CATANIA – Picanello, quartiere cerniera con il suggestivo borgo marinaro di Ognina, è storicamente uno dei baricentri di potere mafioso della famiglia catanese di Cosa nostra. Uno schiaffo feroce alla squadra di Carletto Campanella (questo il capodecina che ancora è considerato il capo del quartiere) è arrivato qualche anno fa con il blitz Orfeo con l’arresto principalmente del boss Giovanni Comis. Poi il pentimento di Antonino D’Arrigo, detto Gennarino, è stato un altro colpo mortale. Le sue dichiarazioni hanno infatti ‘blindato’ altre inchieste – anche fuori Catania – che hanno permesso di far scattare le manette a un vecchio colonnello della mafia come Carmelo Salemi.

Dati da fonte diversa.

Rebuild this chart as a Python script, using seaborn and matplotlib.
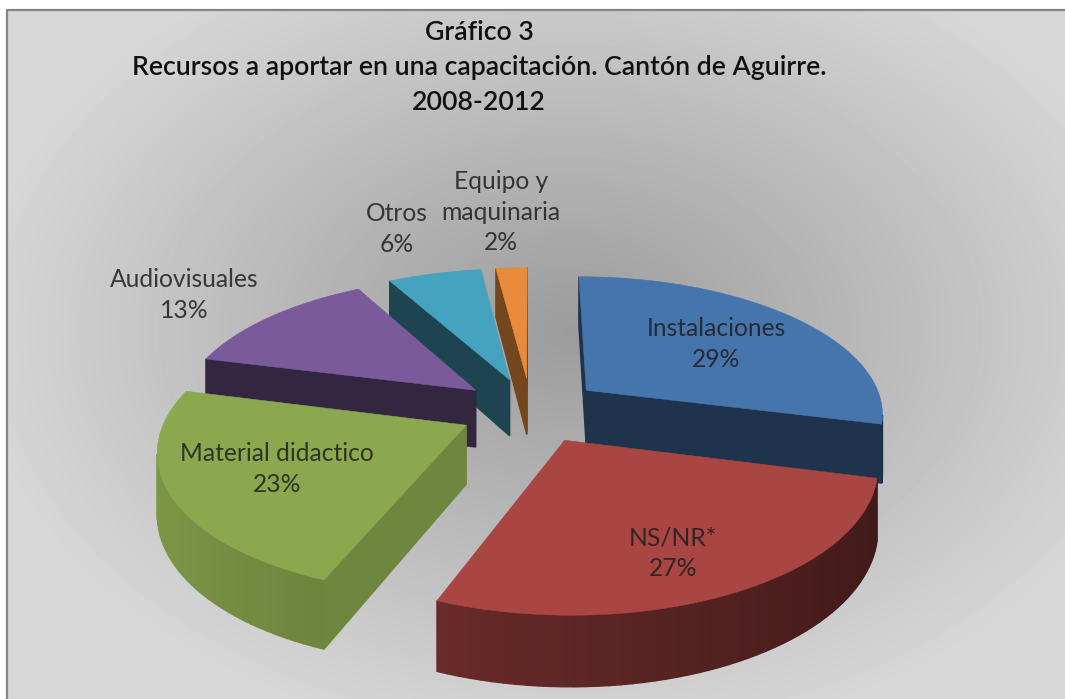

Sicuramente però l’attenzione degli investigatori (magistratura e forze dell’ordine) dediti alla criminalità organizzata è tornato in quel dedalo di vie dove anche il figlio di Nitto, Vincenzo Santapaola (in carcere), ha deciso di creare la sua dimora. Ultimamente infatti sono tornati in libertà personaggi di spicco del gruppo di Picanello del clan Santapaola-Ercolano.
L’ultimo in ordine di tempo è Giovanni Comis, condannato in via definitiva nel processo Orfeo, ma che ottenendo la continuazione con altra sentenza ha già terminato di scontare la pena comminata dai giudici. E poi c’è Saro Tripoto, un gregario di primo piano del clan che da tempo è tornato in libertà. Ultimamente è stato anche denunciato dai carabinieri per aver chiesto e ottenuto il reddito di cittadinanza. Per capire la sua ‘posizione’ di altissimo rilievo – nel passato – all’interno dello scacchiere della cosca basta ricordare la sua presenza al famoso summit interrotto dai carabinieri a Belpasso nel 2009 dove attorno al reggente Santo La Causa, poi nel 2012 diventato pentito, c’era anche lui. Accompagnava Venerando Cristaldi, uno dei fratelli che sono vertici storici del gruppo di Picanello, che dopo un periodo di scarcerazione è finito in una casa agricola a Cagliari. A piede libero anche Franco Sutera, condannato per diversi omicidi.
Nomi insomma di rilevanza nella storia mafiosa. La speranza è che il carcere sia servito ad allontanarli definitivamente dalla criminalità organizzata. Ma un vecchio mafioso diceva che per uscire da Cosa nostra c’erano solo due modi: “O pentirsi, o morire”. Quindi, antenne alzate.